The best-known street of Barcelona, a boulevard that breaks the old city made of small streets in two, and the proof that Barcelona was made to be walked.

The Ramblas is divided into five sections, although you'll be aware of this only if you look at the plaques with the street names.

If you start at the upward side (near Plaça Catalunya), the first section you'll go through is the Rambla de Canaletes. It is said that those who drink from the fountain this section is called after, the Canaletes fountain, will return to Barcelona. This is also the place where celebrations when Barça wins an important competition or match are held.

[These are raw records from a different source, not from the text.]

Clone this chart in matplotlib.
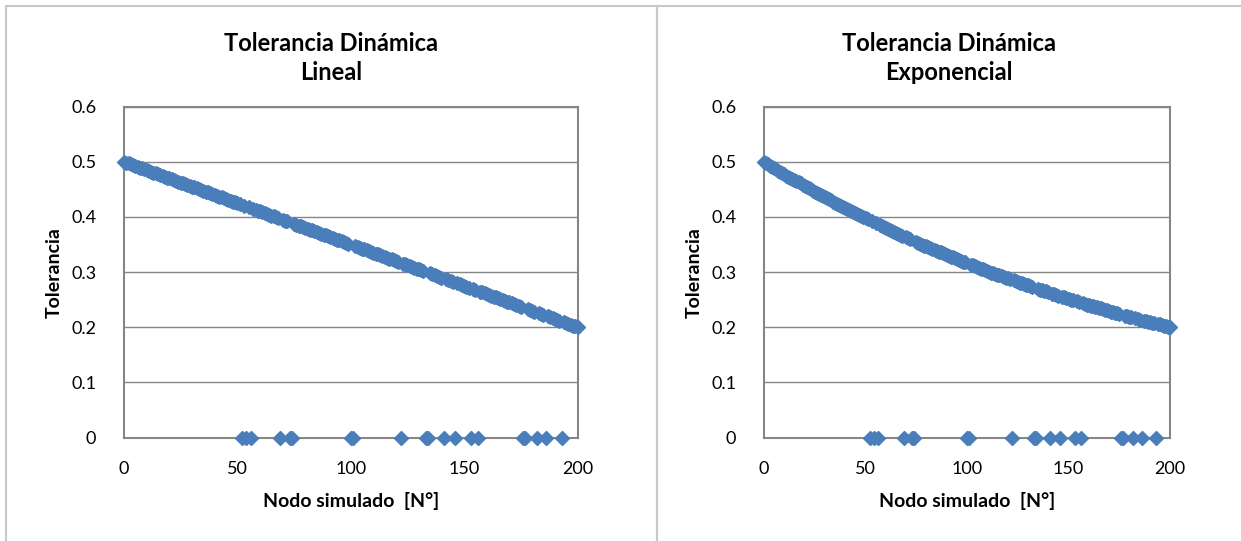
import numpy as np
import matplotlib
matplotlib.use("Agg")
import matplotlib.pyplot as plt
from matplotlib.patches import Rectangle

plt.rcParams['font.family'] = ['Lato', 'DejaVu Sans']

# Nodo simulado 0..200; tolerancia 0 = nodo no simulado
nodo = list(range(201))

tol_lineal = [
    .5000, .4985, .4970, .4955, .4940, .4925, .4910, .4895, .4880, .4865,
    .4850, .4835, .4820, .4805, .4790, .4775, .4760, .4745, .4730, .4715,
    .4700, .4685, .4670, .4655, .4640, .4625, .4610, .4595, .4580, .4565,
    .4550, .4535, .4520, .4505, .4490, .4475, .4460, .4445, .4430, .4415,
    .4400, .4385, .4370, .4355, .4340, .4325, .4310, .4295, .4280, .4265,
    .4250, .4235, 0, .4205, 0, .4175, 0, .4145, .4130, .4115,
    .4100, .4085, .4070, .4055, .4040, .4025, .4010, .3995, .3980, 0,
    .3950, .3935, .3920, 0, 0, .3875, .3860, .3845, .3830, .3815,
    .3800, .3785, .3770, .3755, .3740, .3725, .3710, .3695, .3680, .3665,
    .3650, .3635, .3620, .3605, .3590, .3575, .3560, .3545, .3530, .3515,
    0, 0, .3470, .3455, .3440, .3425, .3410, .3395, .3380, .3365,
    .3350, .3335, .3320, .3305, .3290, .3275, .3260, .3245, .3230, .3215,
    .3200, .3185, 0, .3155, .3140, .3125, .3110, .3095, .3080, .3065,
    .3050, .3035, .3020, 0, 0, .2975, .2960, .2945, .2930, .2915,
    .2900, 0, .2870, .2855, .2840, .2825, 0, .2795, .2780, .2765,
    .2750, .2735, .2720, 0, .2690, .2675, 0, .2645, .2630, .2615,
    .2600, .2585, .2570, .2555, .2540, .2525, .2510, .2495, .2480, .2465,
    .2450, .2435, .2420, .2405, .2390, .2375, 0, 0, .2330, .2315,
    .2300, .2285, 0, .2255, .2240, .2225, 0, .2195, .2180, .2165,
    .2150, .2135, .2120, 0, .2090, .2075, .2060, .2045, .2030, .2015,
    .2000,
]

tol_expo = [
    .500, .498, .496, .493, .491, .489, .487, .484, .482, .480,
    .478, .475, .473, .471, .469, .467, .465, .463, .461, .458,
    .456, .454, .452, .450, .448, .446, .444, .442, .440, .438,
    .436, .434, .432, .430, .428, .426, .424, .422, .420, .418,
    .416, .414, .413, .411, .409, .407, .405, .403, .401, .400,
    .398, .396, 0, .392, 0, .389, 0, .385, .383, .382,
    .380, .378, .376, .375, .373, .371, .370, .368, .366, 0,
    .363, .361, .360, 0, 0, .355, .353, .351, .350, .348,
    .347, .345, .343, .342, .340, .339, .337, .336, .334, .333,
    .331, .330, .328, .327, .325, .324, .322, .321, .319, .318,
    0, 0, .313, .312, .311, .309, .308, .306, .305, .303,
    .302, .301, .299, .298, .297, .295, .294, .293, .291, .290,
    .289, .287, 0, .285, .283, .282, .281, .280, .278, .277,
    .276, .274, .273, 0, 0, .269, .268, .267, .266, .265,
    .263, 0, .261, .260, .259, .257, 0, .255, .254, .253,
    .251, .250, .249, 0, .247, .246, 0, .244, .242, .241,
    .240, .239, .238, .237, .236, .235, .234, .233, .232, .231,
    .229, .228, .227, .226, .225, .224, 0, 0, .221, .220,
    .219, .218, 0, .216, .215, .214, 0, .212, .211, .210,
    .209, .208, .208, 0, .206, .205, .204, .203, .202, .201,
    .200,
]

titulos = ["Tolerancia Dinámica\nLineal", "Tolerancia Dinámica\nExponencial"]
series = [tol_lineal, tol_expo]
x_ticks = [0, 50, 100, 150, 200]
y_ticks = [0, 0.1, 0.2, 0.3, 0.4, 0.5, 0.6]
y_labels = ['0', '0.1', '0.2', '0.3', '0.4', '0.5', '0.6']

W, H = 1241, 541
fig = plt.figure(figsize=(W / 100, H / 100), dpi=100)

color = '#4A7EBB'
gris = '#868686'

# marcos de cada grafico (px)
boxes = [(6, 657), (657, 1260)]
axes_px = [(124, 577.5), (764, 1170)]
y_top, y_bot = 106.7, 437.5

for i in range(2):
    bx0, bx1 = boxes[i]
    fig.patches.append(Rectangle((bx0 / W, -0.05), (bx1 - bx0) / W, 1.05 - 6 / H,
                                 transform=fig.transFigure, fill=False,
                                 edgecolor='#C8C8C8', lw=1.5, zorder=0))

    ax0, ax1 = axes_px[i]
    ax = fig.add_axes([ax0 / W, 1 - y_bot / H, (ax1 - ax0) / W, (y_bot - y_top) / H])
    ax.plot(nodo, series[i], ls='', marker='D', ms=7, color=color,
            clip_on=False, zorder=5)

    ax.set_xlim(0, 200)
    ax.set_ylim(0, 0.6)
    ax.set_xticks(x_ticks)
    ax.set_yticks(y_ticks)
    ax.set_yticklabels(y_labels)
    ax.tick_params(length=0, labelsize=13)
    ax.tick_params(axis='y', pad=20)
    ax.tick_params(axis='x', pad=17)
    ax.grid(axis='y', color=gris, lw=1.0)
    ax.set_axisbelow(True)
    for s in ax.spines.values():
        s.set_color(gris)
        s.set_linewidth(1.5)

    ax.set_xlabel('Nodo simulado  [N°]', fontsize=14, fontweight='bold', labelpad=11)
    ax.set_ylabel('Tolerancia', fontsize=14, fontweight='bold', labelpad=6)

    cx = (bx0 + min(bx1, W)) / 2 / W
    fig.text(cx, 1 - 58 / H, titulos[i], ha='center', va='center',
             fontsize=17, fontweight='bold', linespacing=1.3)

fig.savefig('out.png', dpi=100)
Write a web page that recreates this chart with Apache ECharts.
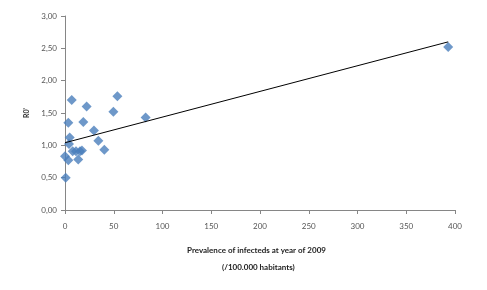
<!DOCTYPE html>
<html lang="en">
<style>
  #container {
    width: 487px;
    height: 290px;
  }

  body {
    margin: 0;
    background: #ffffff;
  }
</style>

<head>
  <meta charset="UTF-8">
  <script src="https://cdn.jsdelivr.net/npm/echarts@6/dist/echarts.min.js"></script>
</head>

<body>
  <div id="container"></div>
  <script>
    // prevalence (/100.000) and R0' per region
    var prevalence = [6.9, 53.7, 22.2, 49.6, 82.7, 3.4, 18.8, 29.7, 4.8, 34.2, 4.1, 40.3, 7.9, 11.3, 15.4, 17.4, 13.6, 0, 3.4, 0.7, 393];
    var r0 = [1.70, 1.76, 1.60, 1.52, 1.43, 1.35, 1.36, 1.23, 1.12, 1.07, 1.02, 0.93, 0.91, 0.91, 0.91, 0.92, 0.78, 0.83, 0.77, 0.50, 2.52];
    // linear trend end points
    var trendX = [0, 393];
    var trendY = [1.04, 2.60];

    var points = prevalence.map(function (x, i) { return [x, r0[i]]; });
    var trend = trendX.map(function (x, i) { return [x, trendY[i]]; });

    var myChart = echarts.init(document.getElementById('container'));
    var font = 'Lato';
    var axisColor = '#868686';

    var option = {
      animation: false,
      grid: { left: 65, right: 32, top: 16, bottom: 80 },
      xAxis: {
        type: 'value',
        min: 0,
        max: 400,
        interval: 50,
        axisLine: { show: true, lineStyle: { color: axisColor } },
        axisTick: { show: true, length: 4, lineStyle: { color: axisColor } },
        splitLine: { show: false },
        axisLabel: { color: '#555', fontSize: 8, fontFamily: font, margin: 12 }
      },
      yAxis: {
        type: 'value',
        min: 0,
        max: 3,
        interval: 0.5,
        name: "R0'",
        nameLocation: 'middle',
        nameRotate: 90,
        nameGap: 34,
        nameTextStyle: { fontSize: 7, fontWeight: 'bold', color: '#333', fontFamily: font },
        axisLine: { show: true, lineStyle: { color: axisColor } },
        axisTick: { show: true, length: 4, lineStyle: { color: axisColor } },
        splitLine: { show: false },
        axisLabel: {
          color: '#555', fontSize: 8, fontFamily: font, margin: 8,
          formatter: function (v) { return v.toFixed(2).replace('.', ','); }
        }
      },
      // two-line x axis title, as in the source figure
      graphic: [
        {
          type: 'text', left: 187, top: 246,
          style: { text: 'Prevalence of infecteds at year of 2009', fill: '#222', font: 'bold 8px Lato' }
        },
        {
          type: 'text', left: 222, top: 263,
          style: { text: '(/100.000 habitants)', fill: '#222', font: 'bold 8px Lato' }
        }
      ],
      series: [
        {
          type: 'line',
          data: trend,
          symbol: 'none',
          lineStyle: { color: '#000', width: 1 },
          z: 3
        },
        {
          type: 'scatter',
          data: points,
          symbol: 'diamond',
          symbolSize: 10,
          itemStyle: { color: '#4a7ebb' },
          z: 2
        }
      ]
    };
    myChart.setOption(option);
  </script>
</body>

</html>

Next there is the Rambla dels Estudis, named after the university that was placed here between the XVI and the XVIII centuries; and, after that, we arrive at the Rambla de Sant Josep, although it's usually called Rambla dels Ocells because of the many kiosks that sell birds and other small animals (hamsters, turtles, etc.).

In the middle of the Rambla de Sant Josep, at the right, there is the Mercat de la Boqueria, a popular food market, made primarily of iron and glass. The variety of products is amazing, and although it is usually crowded with tourists, it sill keeps the flavour of the old Barcelona and is an important part of the day-to-day activities of the local population. If you're felling adventurous, sit down at the counter of the popular bar Pinocho and ask for some of the more traditional Catalan recipes.

The next section is the Rambla dels Caputxins, but as happens with the prior section, it has a more popular name, the Rambla de les Flors, because of the flower stalls. The most interesting building in this section is the Liceu, Barcelona's opera house. It was destroyed by fire a few years ago, but it has already been rebuilt, and in fact they took advantage of that to make it bigger.

You can now take a short break from the Ramblas and turn right, to the Plaça Reial (where the Capuchine monastery that names this section used to be), a lively square that also shows the rougher side of the city (if you are young, it won't take very long until somebody offers to sell you pot).

The last section, before arriving at the Columbus statue (and talking about statues, you probably will have seen a lot of human statues during your walk) is the Rambla de Santa Mónica, where you can find the Centre d'Art Santa Mónica at the right and the wax museum at the left: choose according to your tastes, or visit both places.